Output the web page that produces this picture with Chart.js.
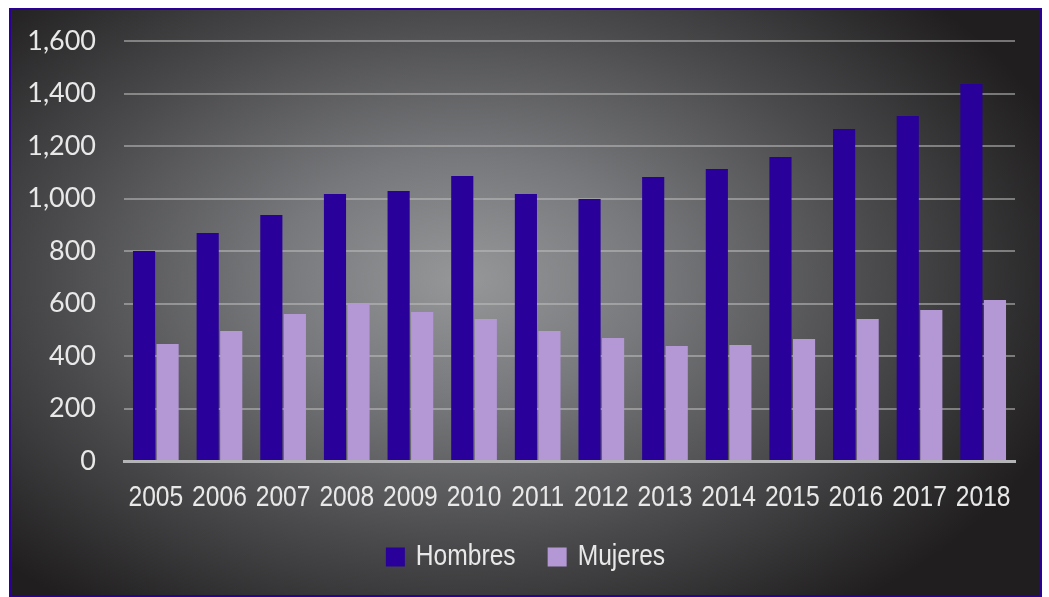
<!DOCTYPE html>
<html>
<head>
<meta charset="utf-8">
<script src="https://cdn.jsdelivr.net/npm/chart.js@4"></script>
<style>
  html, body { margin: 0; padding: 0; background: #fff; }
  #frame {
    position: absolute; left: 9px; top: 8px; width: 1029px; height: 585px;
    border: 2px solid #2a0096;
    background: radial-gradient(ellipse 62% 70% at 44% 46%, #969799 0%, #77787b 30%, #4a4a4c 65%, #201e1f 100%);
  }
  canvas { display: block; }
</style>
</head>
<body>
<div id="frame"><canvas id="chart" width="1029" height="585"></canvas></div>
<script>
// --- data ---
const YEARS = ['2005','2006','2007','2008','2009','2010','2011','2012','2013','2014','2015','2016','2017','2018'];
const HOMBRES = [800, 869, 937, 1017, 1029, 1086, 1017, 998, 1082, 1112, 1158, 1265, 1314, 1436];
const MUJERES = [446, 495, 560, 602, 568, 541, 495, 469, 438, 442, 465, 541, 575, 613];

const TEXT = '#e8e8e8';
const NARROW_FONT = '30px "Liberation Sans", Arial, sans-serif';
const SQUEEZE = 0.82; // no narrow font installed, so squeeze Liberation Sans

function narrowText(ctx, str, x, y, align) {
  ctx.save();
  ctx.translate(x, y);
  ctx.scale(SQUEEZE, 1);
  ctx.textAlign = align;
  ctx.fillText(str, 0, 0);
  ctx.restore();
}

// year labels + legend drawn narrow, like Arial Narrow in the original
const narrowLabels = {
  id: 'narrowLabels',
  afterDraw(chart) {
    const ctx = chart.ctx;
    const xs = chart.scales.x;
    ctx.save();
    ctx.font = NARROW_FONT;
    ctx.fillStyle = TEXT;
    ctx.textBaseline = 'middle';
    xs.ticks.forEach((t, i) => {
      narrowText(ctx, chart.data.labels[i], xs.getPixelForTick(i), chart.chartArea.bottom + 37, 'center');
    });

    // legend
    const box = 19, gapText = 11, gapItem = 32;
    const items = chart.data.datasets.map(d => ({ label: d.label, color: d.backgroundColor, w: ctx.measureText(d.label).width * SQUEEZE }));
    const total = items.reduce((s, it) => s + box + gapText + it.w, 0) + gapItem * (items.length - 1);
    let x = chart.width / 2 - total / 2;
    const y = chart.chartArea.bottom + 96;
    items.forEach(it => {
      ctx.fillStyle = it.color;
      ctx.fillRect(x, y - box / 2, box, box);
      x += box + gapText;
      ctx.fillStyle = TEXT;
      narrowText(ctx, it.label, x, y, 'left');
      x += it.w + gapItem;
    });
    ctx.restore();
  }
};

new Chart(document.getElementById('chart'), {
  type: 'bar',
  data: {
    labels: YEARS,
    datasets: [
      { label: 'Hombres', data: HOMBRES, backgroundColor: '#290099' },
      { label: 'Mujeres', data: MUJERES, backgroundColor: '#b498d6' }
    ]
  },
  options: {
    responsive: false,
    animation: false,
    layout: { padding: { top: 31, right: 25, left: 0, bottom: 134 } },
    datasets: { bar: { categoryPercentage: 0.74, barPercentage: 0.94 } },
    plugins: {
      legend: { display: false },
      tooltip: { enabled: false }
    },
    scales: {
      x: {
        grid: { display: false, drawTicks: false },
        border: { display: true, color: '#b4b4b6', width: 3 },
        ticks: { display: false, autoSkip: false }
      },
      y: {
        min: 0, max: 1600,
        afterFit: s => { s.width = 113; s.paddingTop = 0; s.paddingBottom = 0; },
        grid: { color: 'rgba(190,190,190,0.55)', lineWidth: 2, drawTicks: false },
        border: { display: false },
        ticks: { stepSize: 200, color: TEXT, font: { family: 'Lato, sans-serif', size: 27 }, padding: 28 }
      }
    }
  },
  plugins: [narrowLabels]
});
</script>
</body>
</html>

◆ SET EXERCISE ◆
Go from the first line of the data above to the line containing "const SQUEEZE = 0.82;" and retype exactly those lines, both included, but none of the pictures.

◆ COMPLETE OUTPUT ◆
Output the web page that produces this picture with Chart.js.
<!DOCTYPE html>
<html>
<head>
<meta charset="utf-8">
<script src="https://cdn.jsdelivr.net/npm/chart.js@4"></script>
<style>
  html, body { margin: 0; padding: 0; background: #fff; }
  #frame {
    position: absolute; left: 9px; top: 8px; width: 1029px; height: 585px;
    border: 2px solid #2a0096;
    background: radial-gradient(ellipse 62% 70% at 44% 46%, #969799 0%, #77787b 30%, #4a4a4c 65%, #201e1f 100%);
  }
  canvas { display: block; }
</style>
</head>
<body>
<div id="frame"><canvas id="chart" width="1029" height="585"></canvas></div>
<script>
// --- data ---
const YEARS = ['2005','2006','2007','2008','2009','2010','2011','2012','2013','2014','2015','2016','2017','2018'];
const HOMBRES = [800, 869, 937, 1017, 1029, 1086, 1017, 998, 1082, 1112, 1158, 1265, 1314, 1436];
const MUJERES = [446, 495, 560, 602, 568, 541, 495, 469, 438, 442, 465, 541, 575, 613];

const TEXT = '#e8e8e8';
const NARROW_FONT = '30px "Liberation Sans", Arial, sans-serif';
const SQUEEZE = 0.82; // no narrow font installed, so squeeze Liberation Sans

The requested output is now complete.